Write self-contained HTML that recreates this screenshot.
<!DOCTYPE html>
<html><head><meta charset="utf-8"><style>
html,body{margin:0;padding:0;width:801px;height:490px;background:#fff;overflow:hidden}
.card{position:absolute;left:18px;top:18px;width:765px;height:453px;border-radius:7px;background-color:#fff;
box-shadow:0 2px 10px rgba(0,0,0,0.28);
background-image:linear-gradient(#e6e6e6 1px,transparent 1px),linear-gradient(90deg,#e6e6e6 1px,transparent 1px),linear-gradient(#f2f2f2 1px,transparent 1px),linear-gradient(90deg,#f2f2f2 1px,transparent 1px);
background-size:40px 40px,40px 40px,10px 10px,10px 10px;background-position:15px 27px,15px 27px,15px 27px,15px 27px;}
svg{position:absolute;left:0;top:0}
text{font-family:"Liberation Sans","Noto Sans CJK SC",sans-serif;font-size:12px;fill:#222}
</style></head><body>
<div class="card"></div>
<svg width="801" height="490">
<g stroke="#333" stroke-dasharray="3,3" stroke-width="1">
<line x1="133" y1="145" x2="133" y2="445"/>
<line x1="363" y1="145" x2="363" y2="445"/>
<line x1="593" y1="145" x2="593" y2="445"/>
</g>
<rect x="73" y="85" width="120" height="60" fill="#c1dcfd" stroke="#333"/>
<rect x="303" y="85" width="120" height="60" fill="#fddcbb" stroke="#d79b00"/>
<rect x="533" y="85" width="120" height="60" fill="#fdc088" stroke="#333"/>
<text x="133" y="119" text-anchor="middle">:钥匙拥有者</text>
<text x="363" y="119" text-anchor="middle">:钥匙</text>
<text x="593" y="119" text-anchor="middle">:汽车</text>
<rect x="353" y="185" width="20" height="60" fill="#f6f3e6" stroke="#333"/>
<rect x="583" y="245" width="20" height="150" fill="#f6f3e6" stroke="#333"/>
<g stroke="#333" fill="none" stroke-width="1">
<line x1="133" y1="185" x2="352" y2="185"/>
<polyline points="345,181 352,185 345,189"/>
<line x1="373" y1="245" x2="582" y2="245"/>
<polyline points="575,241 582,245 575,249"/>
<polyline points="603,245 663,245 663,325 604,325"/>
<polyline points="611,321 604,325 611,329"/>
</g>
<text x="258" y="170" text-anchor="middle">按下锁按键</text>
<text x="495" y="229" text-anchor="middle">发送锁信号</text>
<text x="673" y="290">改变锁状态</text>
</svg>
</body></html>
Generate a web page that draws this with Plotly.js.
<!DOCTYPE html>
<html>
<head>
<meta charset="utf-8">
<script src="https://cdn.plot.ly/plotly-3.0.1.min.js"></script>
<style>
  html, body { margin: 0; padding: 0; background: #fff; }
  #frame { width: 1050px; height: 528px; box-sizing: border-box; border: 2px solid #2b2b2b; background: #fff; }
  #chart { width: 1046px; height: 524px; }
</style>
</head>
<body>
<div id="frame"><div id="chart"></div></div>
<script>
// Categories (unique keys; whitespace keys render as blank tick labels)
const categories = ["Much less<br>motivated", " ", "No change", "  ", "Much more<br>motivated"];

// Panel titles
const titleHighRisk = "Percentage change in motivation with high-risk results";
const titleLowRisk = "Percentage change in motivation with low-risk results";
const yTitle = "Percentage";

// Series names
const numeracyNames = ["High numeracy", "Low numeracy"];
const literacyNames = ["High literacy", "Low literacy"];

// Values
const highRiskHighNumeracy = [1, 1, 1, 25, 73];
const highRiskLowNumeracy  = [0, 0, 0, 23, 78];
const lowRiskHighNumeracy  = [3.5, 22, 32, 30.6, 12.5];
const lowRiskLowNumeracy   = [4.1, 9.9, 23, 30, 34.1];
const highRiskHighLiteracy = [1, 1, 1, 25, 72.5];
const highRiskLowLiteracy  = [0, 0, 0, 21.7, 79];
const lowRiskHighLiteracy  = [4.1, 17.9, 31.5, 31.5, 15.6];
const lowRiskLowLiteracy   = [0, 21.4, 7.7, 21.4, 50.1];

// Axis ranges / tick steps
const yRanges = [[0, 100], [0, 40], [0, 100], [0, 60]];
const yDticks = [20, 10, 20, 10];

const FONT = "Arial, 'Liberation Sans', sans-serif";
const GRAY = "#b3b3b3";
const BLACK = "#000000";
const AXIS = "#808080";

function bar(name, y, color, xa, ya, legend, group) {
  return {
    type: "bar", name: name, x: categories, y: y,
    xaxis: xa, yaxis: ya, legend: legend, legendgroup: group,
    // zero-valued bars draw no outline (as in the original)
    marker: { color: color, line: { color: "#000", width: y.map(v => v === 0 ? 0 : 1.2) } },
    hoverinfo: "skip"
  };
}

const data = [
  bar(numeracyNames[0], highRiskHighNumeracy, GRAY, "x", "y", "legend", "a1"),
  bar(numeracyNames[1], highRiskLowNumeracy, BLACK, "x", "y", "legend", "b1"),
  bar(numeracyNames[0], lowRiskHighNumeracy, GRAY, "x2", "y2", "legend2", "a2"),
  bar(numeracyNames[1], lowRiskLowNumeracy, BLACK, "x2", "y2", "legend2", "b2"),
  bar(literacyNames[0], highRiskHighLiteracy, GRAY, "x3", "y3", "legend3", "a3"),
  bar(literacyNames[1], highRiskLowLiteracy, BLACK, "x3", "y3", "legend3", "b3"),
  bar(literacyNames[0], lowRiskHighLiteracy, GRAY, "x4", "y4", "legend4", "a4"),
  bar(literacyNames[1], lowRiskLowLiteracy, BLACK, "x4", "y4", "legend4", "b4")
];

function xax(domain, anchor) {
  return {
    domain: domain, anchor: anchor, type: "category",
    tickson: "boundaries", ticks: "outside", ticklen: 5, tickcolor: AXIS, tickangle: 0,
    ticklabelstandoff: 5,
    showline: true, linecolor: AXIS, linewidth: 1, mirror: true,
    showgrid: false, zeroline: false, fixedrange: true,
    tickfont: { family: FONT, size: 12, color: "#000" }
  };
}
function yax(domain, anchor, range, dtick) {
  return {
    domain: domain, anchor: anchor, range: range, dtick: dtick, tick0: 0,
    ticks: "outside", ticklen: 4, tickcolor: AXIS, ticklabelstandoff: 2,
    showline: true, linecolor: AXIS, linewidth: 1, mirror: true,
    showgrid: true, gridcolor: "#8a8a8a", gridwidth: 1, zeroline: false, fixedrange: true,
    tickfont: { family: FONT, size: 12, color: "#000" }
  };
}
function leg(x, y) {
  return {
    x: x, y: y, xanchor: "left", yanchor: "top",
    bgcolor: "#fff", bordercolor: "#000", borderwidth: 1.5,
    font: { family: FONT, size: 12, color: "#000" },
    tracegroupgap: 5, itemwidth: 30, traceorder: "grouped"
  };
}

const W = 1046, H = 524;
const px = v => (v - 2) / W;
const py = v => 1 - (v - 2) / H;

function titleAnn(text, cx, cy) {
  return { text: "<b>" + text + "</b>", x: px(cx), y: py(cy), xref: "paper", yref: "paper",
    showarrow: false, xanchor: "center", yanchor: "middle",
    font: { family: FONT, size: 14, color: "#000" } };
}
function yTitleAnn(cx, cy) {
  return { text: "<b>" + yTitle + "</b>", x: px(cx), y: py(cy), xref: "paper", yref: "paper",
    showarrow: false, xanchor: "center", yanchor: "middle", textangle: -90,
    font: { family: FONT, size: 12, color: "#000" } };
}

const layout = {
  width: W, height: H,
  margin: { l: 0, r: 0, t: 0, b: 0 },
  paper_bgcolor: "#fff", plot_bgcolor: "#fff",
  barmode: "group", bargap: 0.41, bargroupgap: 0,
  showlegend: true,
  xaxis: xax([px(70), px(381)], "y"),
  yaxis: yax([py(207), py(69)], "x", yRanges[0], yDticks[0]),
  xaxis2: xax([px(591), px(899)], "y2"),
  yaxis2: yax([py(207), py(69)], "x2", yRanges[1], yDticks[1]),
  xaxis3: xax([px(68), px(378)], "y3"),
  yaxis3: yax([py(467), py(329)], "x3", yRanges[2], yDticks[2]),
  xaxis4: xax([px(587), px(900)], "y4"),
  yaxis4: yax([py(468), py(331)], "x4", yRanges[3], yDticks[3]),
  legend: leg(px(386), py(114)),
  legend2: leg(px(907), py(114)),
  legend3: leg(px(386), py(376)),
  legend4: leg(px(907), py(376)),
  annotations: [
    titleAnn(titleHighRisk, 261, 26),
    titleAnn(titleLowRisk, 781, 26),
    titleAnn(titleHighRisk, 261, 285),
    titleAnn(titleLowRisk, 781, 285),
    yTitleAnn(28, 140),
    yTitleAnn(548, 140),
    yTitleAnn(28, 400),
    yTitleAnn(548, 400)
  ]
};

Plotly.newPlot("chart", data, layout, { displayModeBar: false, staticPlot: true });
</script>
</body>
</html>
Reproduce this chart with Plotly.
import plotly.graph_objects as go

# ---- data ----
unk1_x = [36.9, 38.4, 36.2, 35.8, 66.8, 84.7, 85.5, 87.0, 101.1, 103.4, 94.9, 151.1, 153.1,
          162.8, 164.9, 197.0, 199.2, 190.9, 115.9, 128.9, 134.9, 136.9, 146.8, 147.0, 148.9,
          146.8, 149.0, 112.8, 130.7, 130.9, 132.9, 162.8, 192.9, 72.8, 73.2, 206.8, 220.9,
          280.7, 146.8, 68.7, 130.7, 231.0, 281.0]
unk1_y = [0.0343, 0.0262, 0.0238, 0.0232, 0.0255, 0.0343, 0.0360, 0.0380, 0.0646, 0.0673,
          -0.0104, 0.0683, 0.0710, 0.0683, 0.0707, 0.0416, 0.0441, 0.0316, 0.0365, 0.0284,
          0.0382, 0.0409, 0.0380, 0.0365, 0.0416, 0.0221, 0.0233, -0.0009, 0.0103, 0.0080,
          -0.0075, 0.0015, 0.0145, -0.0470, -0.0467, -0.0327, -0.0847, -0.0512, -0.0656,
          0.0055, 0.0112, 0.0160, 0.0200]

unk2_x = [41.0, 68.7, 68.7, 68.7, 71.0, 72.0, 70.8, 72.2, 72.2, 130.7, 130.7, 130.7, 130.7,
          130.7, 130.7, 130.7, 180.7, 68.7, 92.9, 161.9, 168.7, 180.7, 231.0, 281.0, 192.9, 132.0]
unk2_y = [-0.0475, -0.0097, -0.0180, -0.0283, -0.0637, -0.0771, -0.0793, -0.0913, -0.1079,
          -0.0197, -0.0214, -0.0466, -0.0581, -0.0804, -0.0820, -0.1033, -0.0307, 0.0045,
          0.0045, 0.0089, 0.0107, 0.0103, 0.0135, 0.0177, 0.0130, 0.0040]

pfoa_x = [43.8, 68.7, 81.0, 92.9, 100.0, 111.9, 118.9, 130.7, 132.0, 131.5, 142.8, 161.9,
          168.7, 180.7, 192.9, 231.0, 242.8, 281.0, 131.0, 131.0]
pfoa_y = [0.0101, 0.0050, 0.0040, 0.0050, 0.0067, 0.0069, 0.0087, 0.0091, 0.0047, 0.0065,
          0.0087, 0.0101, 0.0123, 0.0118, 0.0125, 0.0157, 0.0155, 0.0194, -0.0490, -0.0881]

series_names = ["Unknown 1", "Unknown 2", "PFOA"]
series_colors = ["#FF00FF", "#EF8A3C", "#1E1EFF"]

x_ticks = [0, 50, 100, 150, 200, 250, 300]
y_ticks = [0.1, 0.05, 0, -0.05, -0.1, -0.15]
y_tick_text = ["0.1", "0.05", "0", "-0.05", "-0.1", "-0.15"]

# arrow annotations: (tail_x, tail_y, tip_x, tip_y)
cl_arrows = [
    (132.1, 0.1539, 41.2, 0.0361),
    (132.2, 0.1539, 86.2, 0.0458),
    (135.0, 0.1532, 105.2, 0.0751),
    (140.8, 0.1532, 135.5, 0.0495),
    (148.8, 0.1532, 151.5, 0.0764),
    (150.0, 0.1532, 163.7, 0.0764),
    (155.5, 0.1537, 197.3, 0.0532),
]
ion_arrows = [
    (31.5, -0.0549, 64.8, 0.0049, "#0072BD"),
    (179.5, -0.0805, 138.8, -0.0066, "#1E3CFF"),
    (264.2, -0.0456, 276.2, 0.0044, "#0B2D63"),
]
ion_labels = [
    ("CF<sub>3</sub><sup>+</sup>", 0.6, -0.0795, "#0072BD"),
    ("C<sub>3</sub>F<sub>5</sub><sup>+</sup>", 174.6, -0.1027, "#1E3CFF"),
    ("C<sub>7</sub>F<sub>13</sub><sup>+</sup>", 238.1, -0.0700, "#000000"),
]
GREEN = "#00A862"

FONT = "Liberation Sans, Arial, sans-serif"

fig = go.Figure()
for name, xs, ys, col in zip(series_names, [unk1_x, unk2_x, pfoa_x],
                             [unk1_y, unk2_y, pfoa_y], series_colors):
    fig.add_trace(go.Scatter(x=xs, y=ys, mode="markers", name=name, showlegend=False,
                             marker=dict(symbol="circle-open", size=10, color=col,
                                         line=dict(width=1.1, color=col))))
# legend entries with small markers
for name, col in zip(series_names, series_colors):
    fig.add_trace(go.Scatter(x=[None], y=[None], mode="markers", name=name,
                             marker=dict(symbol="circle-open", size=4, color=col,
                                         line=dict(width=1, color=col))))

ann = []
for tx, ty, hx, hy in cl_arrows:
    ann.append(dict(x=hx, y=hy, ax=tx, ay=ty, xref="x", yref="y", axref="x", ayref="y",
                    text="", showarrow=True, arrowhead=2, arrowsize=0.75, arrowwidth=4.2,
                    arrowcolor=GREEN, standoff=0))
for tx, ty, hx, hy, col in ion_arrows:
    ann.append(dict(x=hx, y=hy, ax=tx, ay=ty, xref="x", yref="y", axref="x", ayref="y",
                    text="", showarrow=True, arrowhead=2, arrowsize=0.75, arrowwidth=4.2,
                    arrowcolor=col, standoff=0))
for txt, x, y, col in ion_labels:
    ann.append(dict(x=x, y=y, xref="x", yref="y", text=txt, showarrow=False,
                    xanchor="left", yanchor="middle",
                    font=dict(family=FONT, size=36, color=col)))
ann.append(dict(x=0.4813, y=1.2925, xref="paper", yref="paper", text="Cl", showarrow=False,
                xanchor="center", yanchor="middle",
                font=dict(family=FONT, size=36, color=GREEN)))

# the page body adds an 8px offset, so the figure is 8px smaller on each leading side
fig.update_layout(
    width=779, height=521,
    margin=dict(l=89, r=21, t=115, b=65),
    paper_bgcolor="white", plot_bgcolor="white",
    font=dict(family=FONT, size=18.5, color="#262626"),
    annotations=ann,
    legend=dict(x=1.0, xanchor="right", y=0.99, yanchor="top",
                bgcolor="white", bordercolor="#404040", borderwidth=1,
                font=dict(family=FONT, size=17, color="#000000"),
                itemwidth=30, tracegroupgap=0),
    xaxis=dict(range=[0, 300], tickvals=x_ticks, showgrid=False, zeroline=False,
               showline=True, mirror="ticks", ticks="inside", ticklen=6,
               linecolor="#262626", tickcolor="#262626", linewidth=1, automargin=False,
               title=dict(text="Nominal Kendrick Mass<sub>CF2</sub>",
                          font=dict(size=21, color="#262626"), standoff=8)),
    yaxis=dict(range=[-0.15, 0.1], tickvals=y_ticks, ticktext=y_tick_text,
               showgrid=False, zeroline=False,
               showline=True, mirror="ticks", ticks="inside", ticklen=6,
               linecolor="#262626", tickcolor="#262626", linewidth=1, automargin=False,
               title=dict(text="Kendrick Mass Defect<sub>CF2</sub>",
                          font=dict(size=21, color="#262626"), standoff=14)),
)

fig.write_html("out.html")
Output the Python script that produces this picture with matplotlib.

***

▶ **Exercise task**: For each line above that contains the word "script", copy that line.

▶ **Answer to this problem**:
<script src="https://cdn.plot.ly/plotly-3.0.1.min.js"></script>
<script>
</script>
Output the Python script that produces this picture with matplotlib.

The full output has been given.